Expo
- Editor-in-Chief: Anna Fröjd
- Frequency: Four times a year
- Publisher: Daniel Poohl
- Founder: Stieg Larsson
- Founded: 1995; 31 years ago
- Company: Expo
- Country: Sweden
- Based in: Borlänge
- Language: Swedish
- Website: http://www.expo.se Expo Foundation

= Expo (magazine) =

Swedish magazine

Expo is a Swedish anti-racist magazine started in 1995 by Stieg Larsson. It is issued by the non-profit Expo Foundation (Stiftelsen Expo). The magazine, issued four times a year, contains investigative journalism focused on nationalist, racist, anti-democratic, antisemitic, and far-right movements and organisations. It also publishes articles and podcasts on the Internet on a more regular basis. The people responsible for Expo make no connections with specific organisations or political parties, but work together with individuals and organisations that share Expos platform. The chairman of the Expo Foundation is Charles Westin. The magazine is headquartered in Stockholm.

== History ==
Stieg Larsson, the author of the Millennium series of novels, was Expos co-founder and editor-in-chief from 1995 until his death in 2004. Larsson's political and journalistic background in far-left political activism including in Kommunistiska Arbetareförbundet (Communist Workers' League), and Internationalen, led him to found the Expo Foundation, similar to the British Searchlight Foundation, with the aim of "studying and mapping anti-democratic, right-wing extremist and racist tendencies in society".
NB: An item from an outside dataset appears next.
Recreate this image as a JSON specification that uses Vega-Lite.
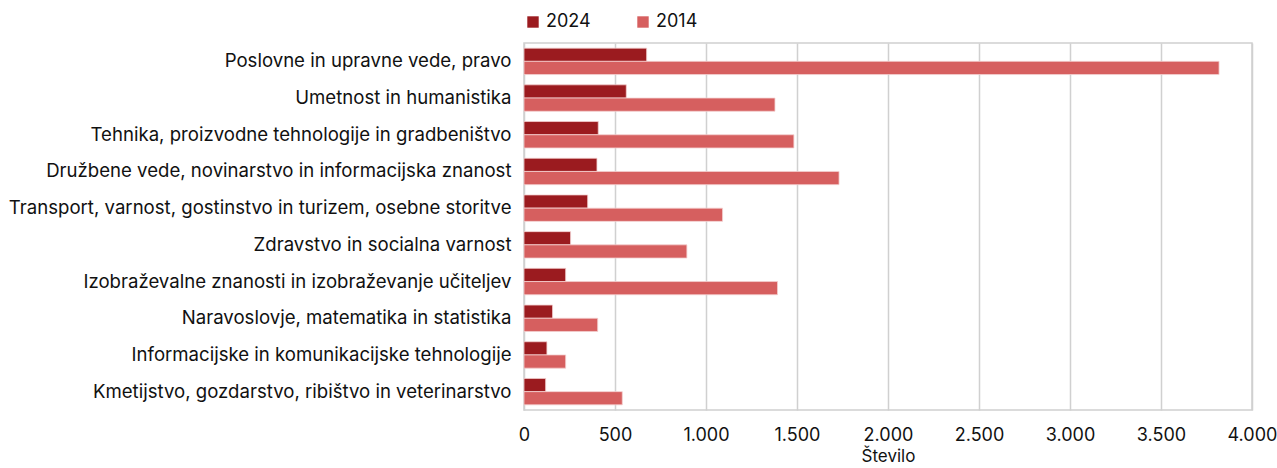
{
  "$schema": "https://vega.github.io/schema/vega-lite/v6.json",
  "width": 728,
  "height": 367,
  "autosize": {"type": "none"},
  "padding": {"left": 524, "top": 43, "right": 25, "bottom": 58},
  "config": {
    "font": "Inter",
    "view": {"stroke": "#d0d0d0", "strokeWidth": 1.5},
    "axis": {"labelFont": "Inter", "titleFont": "Inter", "labelColor": "#111111", "titleColor": "#111111"},
    "legend": {"labelFont": "Inter", "labelColor": "#111111"}
  },
  "data": {
    "values": [
      {"podrocje": "Poslovne in upravne vede, pravo", "leto": "2024", "stevilo": 674},
      {"podrocje": "Poslovne in upravne vede, pravo", "leto": "2014", "stevilo": 3819},
      {"podrocje": "Umetnost in humanistika", "leto": "2024", "stevilo": 562},
      {"podrocje": "Umetnost in humanistika", "leto": "2014", "stevilo": 1379},
      {"podrocje": "Tehnika, proizvodne tehnologije in gradbeništvo", "leto": "2024", "stevilo": 408},
      {"podrocje": "Tehnika, proizvodne tehnologije in gradbeništvo", "leto": "2014", "stevilo": 1483},
      {"podrocje": "Družbene vede, novinarstvo in informacijska znanost", "leto": "2024", "stevilo": 401},
      {"podrocje": "Družbene vede, novinarstvo in informacijska znanost", "leto": "2014", "stevilo": 1731},
      {"podrocje": "Transport, varnost, gostinstvo in turizem, osebne storitve", "leto": "2024", "stevilo": 350},
      {"podrocje": "Transport, varnost, gostinstvo in turizem, osebne storitve", "leto": "2014", "stevilo": 1091},
      {"podrocje": "Zdravstvo in socialna varnost", "leto": "2024", "stevilo": 256},
      {"podrocje": "Zdravstvo in socialna varnost", "leto": "2014", "stevilo": 895},
      {"podrocje": "Izobraževalne znanosti in izobraževanje učiteljev", "leto": "2024", "stevilo": 229},
      {"podrocje": "Izobraževalne znanosti in izobraževanje učiteljev", "leto": "2014", "stevilo": 1393},
      {"podrocje": "Naravoslovje, matematika in statistika", "leto": "2024", "stevilo": 157},
      {"podrocje": "Naravoslovje, matematika in statistika", "leto": "2014", "stevilo": 405},
      {"podrocje": "Informacijske in komunikacijske tehnologije", "leto": "2024", "stevilo": 126},
      {"podrocje": "Informacijske in komunikacijske tehnologije", "leto": "2014", "stevilo": 229},
      {"podrocje": "Kmetijstvo, gozdarstvo, ribištvo in veterinarstvo", "leto": "2024", "stevilo": 119},
      {"podrocje": "Kmetijstvo, gozdarstvo, ribištvo in veterinarstvo", "leto": "2014", "stevilo": 540}
    ]
  },
  "mark": {"type": "bar", "stroke": "#f4d0d0", "strokeWidth": 0.8},
  "encoding": {
    "y": {
      "field": "podrocje",
      "type": "nominal",
      "sort": null,
      "scale": {"paddingInner": 0.28, "paddingOuter": 0.14},
      "axis": {"title": null, "ticks": false, "domain": false, "labelFontSize": 18.6, "labelPadding": 13, "labelLimit": 0, "grid": false}
    },
    "yOffset": {"field": "leto", "type": "nominal", "sort": ["2024", "2014"]},
    "x": {
      "field": "stevilo",
      "type": "quantitative",
      "scale": {"domain": [0, 4000]},
      "axis": {
        "title": "Število",
        "titleFontSize": 17,
        "titleFontWeight": "normal",
        "titlePadding": 4,
        "values": [0, 500, 1000, 1500, 2000, 2500, 3000, 3500, 4000],
        "labelExpr": "replace(format(datum.value, ',d'), ',', '.')",
        "labelFontSize": 18,
        "labelPadding": 16,
        "labelFlush": false,
        "ticks": false,
        "domain": false,
        "gridColor": "#d0d0d0",
        "gridWidth": 1.5
      }
    },
    "color": {
      "field": "leto",
      "type": "nominal",
      "sort": ["2024", "2014"],
      "scale": {"domain": ["2024", "2014"], "range": ["#9b1b1f", "#d65f5f"]},
      "legend": {
        "title": null,
        "orient": "top",
        "direction": "horizontal",
        "symbolType": "square",
        "symbolSize": 130,
        "symbolStrokeWidth": 0,
        "labelFontSize": 18,
        "columnPadding": 43,
        "offset": 12
      }
    }
  }
}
Expo became widely known in Sweden in June 1996 following a string of threats and attacks directed against companies printing and selling the magazine, and organisations supporting it. The words "Inget stöd till kommunist-Expo" (No support for communist Expo) were painted on the wall of the Moderate Party headquarters. In response, leading tabloid newspapers Aftonbladet and Expressen printed and distributed the June 1996 issue as a free supplement, with a circulation of around 800,000 copies.
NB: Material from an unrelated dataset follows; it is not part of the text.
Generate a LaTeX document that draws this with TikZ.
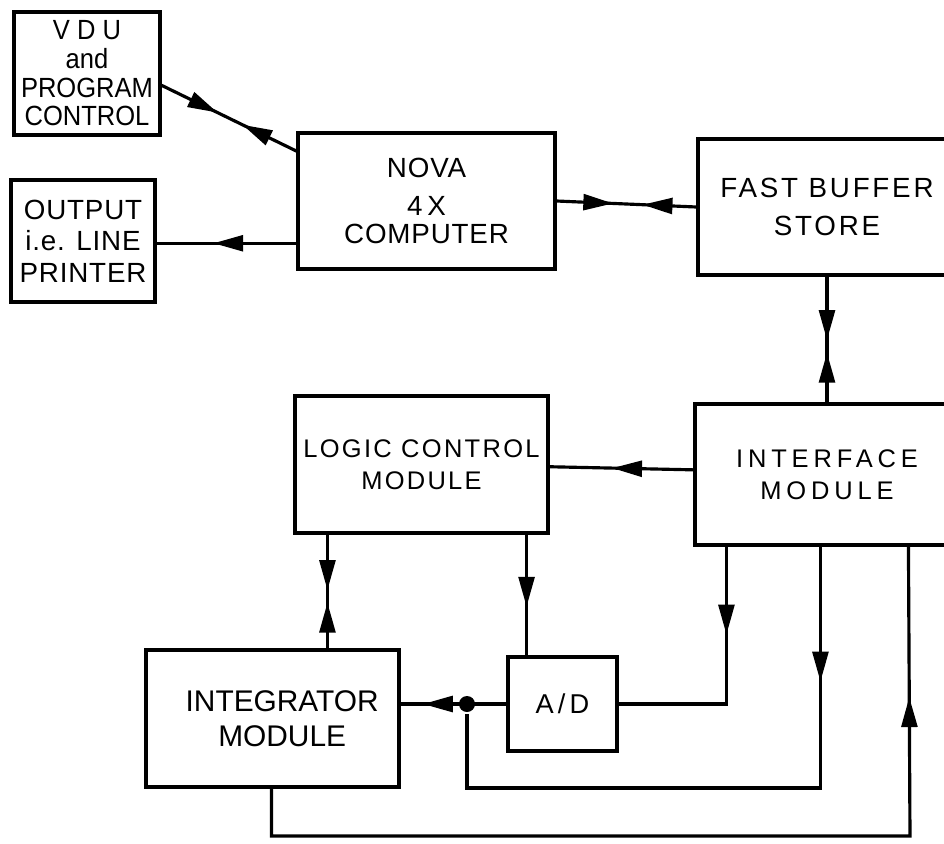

Financial pressures in 1998 forced the people responsible for Expo to cease publication of the magazine and replace it with a newsletter. In 1999, Expo was restarted as a part of the magazine Svartvitt. When Svartvitt shut down in 2003, Expo returned to publication as an independent magazine.

The foundation's chairman of the board since 2023 is Anne Ramberg. The editor-in-chief of Expo is Anna Fröjd (since 2019), while Daniel Poohl is CEO and publisher (ansvarig utgivare). In 2014 the circulation of the magazine was 3,500 copies.